OpenAI Researchers Find That Even the Best AI Is "Unable To Solve the Majority" of Coding Problems

Sundray · 5 hours ago

OpenAI Researchers Find That Even the Best AI Is "Unable To Solve the Majority" of Coding Problems

@[email protected] · 5 hours ago

I’ve been playing with Copilot in vscode and it’s becoming more and more clear that it’s just copy and pasting shit from stack overflow. Which I’ve been doing for years without AI.

@[email protected] · 4 hours ago

Copilot is awful. It is clearly optimized to be able to be cost-effective while still running thousands of queries a day literally every time you touch the keyboard (which doesn’t mean they aren’t losing money hand over fist about it, just not as much as they would be).
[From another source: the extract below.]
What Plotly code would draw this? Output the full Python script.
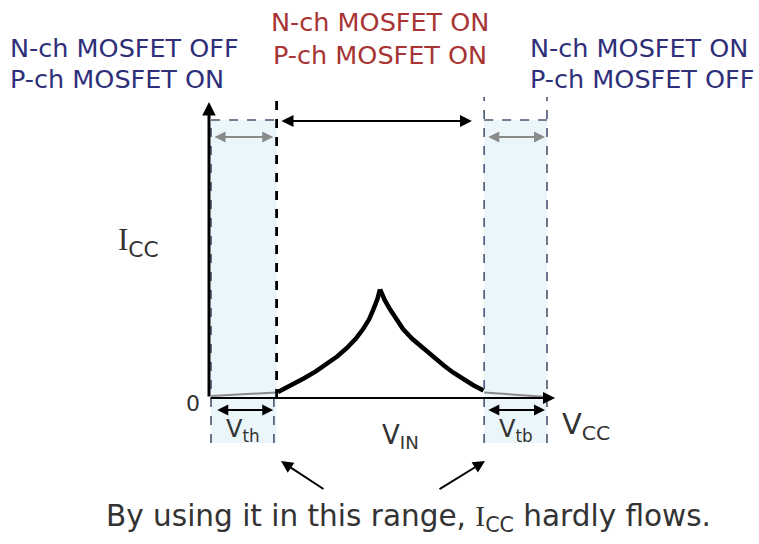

Just pay your $20/month to claude.ai, and copy and paste code back and forth with it instead. It still can’t really understand, or work on problems above a certain size, but it is at least fairly capable within the limits of what modern LLMs can do. It also has fairly nice features like being able to upload big chunks of code to a project as the “context” for what you were working on, and then having all chats be within the frame of reference of that context, and it actually works.

Of course, Anthropic will now hold all your employer’s code which depending on what you’re working on and how you feel about your employer might not be ideal. But that was true anyway.

imhuman · 4 hours ago

@PhilipTheBucket @Omgboom my experience with Claude lasted 1 minute: “I can’t search the internet”
ok, next!

@[email protected] · 3 hours ago

What were you asking it?

mesamune · 5 hours ago

As a software dev, the thing that llms provide is an easy way to get started. For the really simple stuff, it’s 90% correct so worth it if your saving time. It can make you a simple hello world, a form, heck even a good rest API.

BUT you MUST take a look at what it’s creating. It will hallucinate aka lie to get you an answer. And context is lost on it. And most models are trained on really old PUBLIC data. That means any very specific knowledge that may be industry standard that is not necessarily in the model when it was trained. It’s going to make mistakes much worse than a jr dev. You also get the issue of maintaining that code it generated. It’s going to look like a hack to be honest.

It’s a great tool to get you started and maybe save you time, but it’s just a tool in the tool belt.

@TrickDacy · 1 hour ago

I think copilot is a great tool to use as an auto complete that you check. Saves me typing and remembering syntax I know is right when I see it. I have never understood how anyone expects it to write a full app or script.

Optional · 4 hours ago

That’ll be $200 Billion please.

mesamune · 4 hours ago

You joke but, while LLMs are a money maker, the real money will come from those who can provide up to date info! Like Lexas Nexas or other data brokers. The biggest issue for these LLMs is that their training data is no where near what it needs to be. And its quite obvious they only trained on non-corporate public data + whatever slop they could get from reddit.

The biggest issue isnt the quantity of data, its the quality! Ironic because they are literally flooding the internet with slightly more wrong detail on how to do things.

queermunist she/her · 4 hours ago

A money maker for who? My understanding is none of these companies have turned a profit on their models.

mesamune · 3 hours ago

Petty sure the data brokers have lol.

It’s still BS of course.

Optional · 3 hours ago

And it’s the thing they can never have, because they don’t understand words. And they never will.

Every answer the ever give will need to be checked by a human. It won’t be, of course, but that’s why we’ll have decades of fun with messed up AI slop getting into actual communications where we don’t want them to.

@Valmond · 3 hours ago

No shit.

It’s rare that I code the same thing twice, except basic stuff like opening a file or recursively get all files or something.

AI is good for that, but when you have to figure things out, well, it’s not every day a manager or client can even explain what they need, or a complicated bug is easy to fix.

I think software devs have a couple of years left if shelf life.